Outra vertente de pesquisa é a da avaliação da dor de forma automatizada. De acordo com o pesquisador, a inteligência artificial chega a uma exatidão de 80%, contra 70% da avaliação humana. Como a face é muito expressiva para a dor, tanto em humanos quanto em não humanos, o grupo de pesquisa do qual Luna faz parte analisou as expressões faciais de gatas em pós-operatório de retirada de ovários. “Medimos cada unidade de ação facial e qual o sentido dos movimentos. O computador mede todos os vetores, tanto a direção quanto a distância, e calcula um índice de dor”, explica Luna. Nessa primeira fase, os pesquisadores ainda precisam identificar os pontos faciais a serem avaliados, o computador só faz os cálculos. Mas a ideia é avançar para a segunda fase e desenvolver o reconhecimento automático dos pontos.

O pesquisador ressalta que para as pesquisas avançarem na identificação da dor com o uso da inteligência artificial é preciso ampliar o banco de dados imagéticos. “Como são os dados que alimentam o algoritmo, quanto mais dados, melhor fica. Senão começa a ter erros”, afirma ele, que vê no recurso da IA uma nova tendência de pesquisas.

Promover bem-estar animal também traz retornos financeiros

Além do caráter ético de amenizar o sofrimento dos animais, o professor também atenta para o fato de que investir em analgesia acarreta em ganhos financeiros para os criadores de animais de produção, como bovinos, suínos e ovinos. Um exemplo, segundo ele, está na analgesia para a castração de porcos que, ainda hoje, é realizada sem anestesia em quase todo o mundo.

“A dor compromete não apenas o bem-estar animal quanto à produção de leite, ganho de peso, ou seja, tudo o que é de interesse do produtor. Fizemos um estudo em suínos que comprova que a castração com anestesia local faz com que o animal ganhe mais peso. Isso quer dizer que, mesmo com o custo da anestesia, a analgesia é vantajosa do ponto de vista financeiro”, declara.

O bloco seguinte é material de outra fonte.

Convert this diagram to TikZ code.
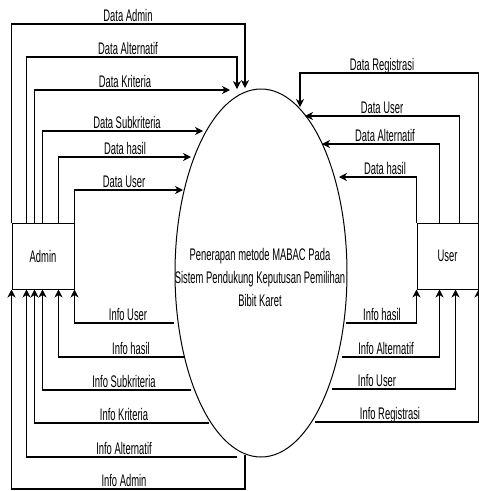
\documentclass[tikz,border=0pt]{standalone}
\usepackage{fontspec}
\setmainfont{Liberation Sans}[FakeStretch=0.56]
\usetikzlibrary{arrows.meta,shapes.geometric}
\begin{document}
\begin{tikzpicture}[x=1pt,y=-1pt,
  box/.style={draw, line width=1pt, minimum width=62pt, minimum height=66pt, inner sep=0pt, font=\fontsize{16.8}{20}\selectfont},
  proc/.style={draw, ellipse, line width=1pt, minimum width=172pt, minimum height=368pt, inner sep=0pt},
  flow/.style={draw, line width=1.1pt, -{Stealth[length=8pt,width=8pt,inset=2.5pt]}},
  lbl/.style={anchor=base, inner sep=0pt, font=\fontsize{16.8}{20}\selectfont}]
\useasboundingbox (0,0) rectangle (479,491);
\node[box] (admin) at (43,256) {Admin};
\node[box, minimum width=61pt] (user) at (447.5,256) {User};
\node[proc] (proc) at (261,273) {};
\node[align=center, inner sep=0pt, font=\fontsize{16.8}{23}\selectfont] (proctext) at (260,277)
  {Penerapan metode MABAC Pada\\Sistem Pendukung Keputusan Pemilihan\\Bibit Karet};
% Admin -> process
\draw[flow] (admin.north west) |- (245,24) -- (245,88);
\draw[flow] ([xshift=15pt]admin.north west) |- (237,57) -- (237,89);
\draw[flow] ([xshift=23pt]admin.north west) |- (230,90);
\draw[flow] ([xshift=31pt]admin.north west) |- (203,131);
\draw[flow] ([xshift=47pt]admin.north west) |- (191,157);
\draw[flow] (admin.north east) |- (183,190);
\node[lbl] (l1) at (128,21) {Data Admin};
\node[lbl] (l2) at (128,54) {Data Alternatif};
\node[lbl] (l3) at (125,87) {Data Kriteria};
\node[lbl] (l4) at (127,128) {Data Subkriteria};
\node[lbl] (l5) at (125,154) {Data hasil};
\node[lbl] (l6) at (124,187) {Data User};
% User -> process
\draw[flow] (user.north east) |- (300,73) -- (300,107);
\draw[flow] ([xshift=-19pt]user.north east) |- (305,116);
\draw[flow] ([xshift=23pt]user.north west) |- (322,144);
\draw[flow] (user.north west) |- (339,177);
\node[lbl] (r1) at (382,70) {Data Registrasi};
\node[lbl] (r2) at (382,113) {Data User};
\node[lbl] (r3) at (385,141) {Data Alternatif};
\node[lbl] (r4) at (385,174) {Data hasil};
% process -> Admin
\draw[flow] (174,323) -| (admin.south east);
\draw[flow] (184,357) -| ([xshift=47pt]admin.south west);
\draw[flow] (191,390) -| ([xshift=31pt]admin.south west);
\draw[flow] (209,423) -| ([xshift=23pt]admin.south west);
\draw[flow] (237,457) -| ([xshift=15pt]admin.south west);
\draw[flow] (245,455) -- (245,489) -| (admin.south west);
\node[lbl] (i1) at (128,320) {Info User};
\node[lbl] (i2) at (131,354) {Info hasil};
\node[lbl] (i3) at (124,387) {Info Subkriteria};
\node[lbl] (i4) at (124,420) {Info Kriteria};
\node[lbl] (i5) at (124,454) {Info Alternatif};
\node[lbl] (i6) at (124,486) {Info Admin};
% process -> User
\draw[flow] (346,323) -| (user.south west);
\draw[flow] (342,357) -| ([xshift=23pt]user.south west);
\draw[flow] (332,389) -| ([xshift=39pt]user.south west);
\draw[flow] (315,422) -| (user.south east);
\node[lbl] (j1) at (382,320) {Info hasil};
\node[lbl] (j2) at (386,354) {Info Alternatif};
\node[lbl] (j3) at (377,386) {Info User};
\node[lbl] (j4) at (390,419) {Info Registrasi};
\end{tikzpicture}
\end{document}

Luna avalia que os cuidados tanto com animais de produção quanto de pesquisa evoluíram bastante desde o início de sua carreira. Um dos pontos de destaque foi a criação do Conselho Nacional de Controle de Experimentação Animal (Concea), órgão integrante do Ministério da Ciência e Tecnologia, que passou a garantir a formulação de normas relativas à utilização humanitária de animais para o ensino e pesquisa científica.

No que tange a produção leiteira e de corte, muitos produtores já entenderam que o bem-estar animal influencia na produção e investem nisso. Ainda assim, a produção de suínos e aves continua muito precária, deixando esses animais confinados em espaços em que eles não podem se coçar, se mexer nem se levantar.

“Bem-estar não é apenas dor. Existem as famosas cinco liberdades que preconizam que o animal esteja livre de fome, sede, dor, doença e do medo. Antigamente, dizia-se que se o animal estivesse se reproduzindo, estava tudo bem. Mas uma porca pode até não ter medo, mas ela tem muita frustração psíquica ao não conseguir nem se coçar. E isso também é relevante”, garante o pesquisador.